Question

A carpenter has three pieces of wood measuring 210 cm, 245 cm, 315 cm in length. She wants to cut the into shorter pieces that are all the same length, and width no wood left over. a. What is the greatest possible length of each shorter piece? b. How many shorter pieces will there be altogether?

Answer 1

The greatest possible length each shorter piece of wood can be cut into is 35 cm. By dividing each of the original lengths by 35 cm, we find there will be a total of 22 shorter pieces when no wood is left over.

Step-by-step explanation:

To find the greatest possible length for the shorter pieces of wood, we need to calculate the greatest common divisor (GCD) for the three lengths: 210 cm, 245 cm, and 315 cm. The GCD of these lengths is the largest number that divides into all of them without leaving a remainder. A good method to find the GCD is by using the Euclidean algorithm.

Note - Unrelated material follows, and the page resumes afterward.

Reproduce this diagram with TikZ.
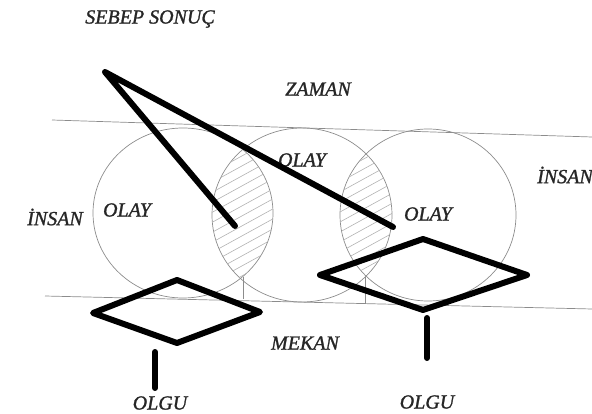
\documentclass[tikz,border=0pt]{standalone}
\usepackage{fontspec}
\setmainfont{Liberation Serif}
\newfontfamily\lblfont[FakeBold=1.2]{Liberation Serif}
\usetikzlibrary{calc}

\begin{document}
\begin{tikzpicture}[x=1pt,y=-1pt,
   lbl/.style={font=\lblfont\itshape\fontsize{20}{22}\selectfont,text=black!85,inner sep=0pt},
   fine/.style={draw=black!45,line width=0.7pt},
   hatch/.style={draw=black!30,line width=0.6pt},
   heavy/.style={line width=6pt,line join=round,line cap=round}]
  \useasboundingbox (0,0) rectangle (592,414);
  \coordinate (c1) at (183,213);
  \coordinate (c2) at (302,215);
  \coordinate (c3) at (428,215);
  \draw[fine] (52,120) -- (592,137);
  \draw[fine] (45,296) -- (592,309);
  \draw[fine] (c1) ellipse[x radius=90,y radius=85];
  \draw[fine] (c2) ellipse[x radius=90,y radius=87];
  \draw[fine] (c3) ellipse[x radius=88,y radius=86];
  \draw[fine] (243,277) -- (243,299);
  \draw[fine] (365,277) -- (365,304);
  \begin{scope}
    \clip (c1) ellipse[x radius=90,y radius=85];
    \clip (c2) ellipse[x radius=90,y radius=87];
    \foreach \k in {0,...,34}
      \draw[hatch] (180,110+10*\k) -- ++(260,-143);
  \end{scope}
  \begin{scope}
    \clip (c2) ellipse[x radius=90,y radius=87];
    \clip (c3) ellipse[x radius=88,y radius=86];
    \foreach \k in {0,...,34}
      \draw[hatch] (180,110+10*\k) -- ++(260,-143);
  \end{scope}
  \node[lbl] (sebep) at (150,19) {SEBEP SONUÇ};
  \node[lbl] (zaman) at (318,89) {ZAMAN};
  \node[lbl] (olay2) at (302,160) {OLAY};
  \node[lbl] (insan1) at (55,217) {İNSAN};
  \node[lbl] (olay1) at (127,210) {OLAY};
  \node[lbl] (olay3) at (428,214) {OLAY};
  \node[lbl,anchor=west] (insan2) at (537,175) {İNSAN};
  \node[lbl] (mekan) at (305,343) {MEKAN};
  \node[lbl] (olgu1) at (160,403) {OLGU};
  \node[lbl] (olgu2) at (427,402) {OLGU};
  \coordinate (apex) at (105,72);
  \coordinate (t1) at (235,226);
  \coordinate (t2) at (393,227);
  \draw[heavy] (t1) -- (apex) -- (t2);
  \draw[heavy] (93,313) -- (177,280) -- (260,312) -- (177,343) -- cycle;
  \draw[heavy] (320,275) -- (423,239) -- (527,275) -- (423,310) -- cycle;
  \coordinate (s1) at (155,352);
  \coordinate (s2) at (427,318);
  \draw[heavy] (s1) -- (s1 |- 0,388);
  \draw[heavy] (s2) -- (s2 |- 0,358);
\end{tikzpicture}
\end{document}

1. First, we find the GCD between 210 and 245, which is 35 cm.
2. Next, we find the GCD between 35 cm and 315 cm, which is also 35 cm.
3. Therefore, the greatest possible length for the shorter pieces is 35 cm.

To calculate the total number of shorter pieces:

• Divide 210 cm by 35 cm, which gives us 6 pieces.
• Divide 245 cm by 35 cm, resulting in 7 pieces.
• Divide 315 cm by 35 cm, giving us 9 pieces.

Adding them up, 6 + 7 + 9 we get a total of 22 shorter pieces.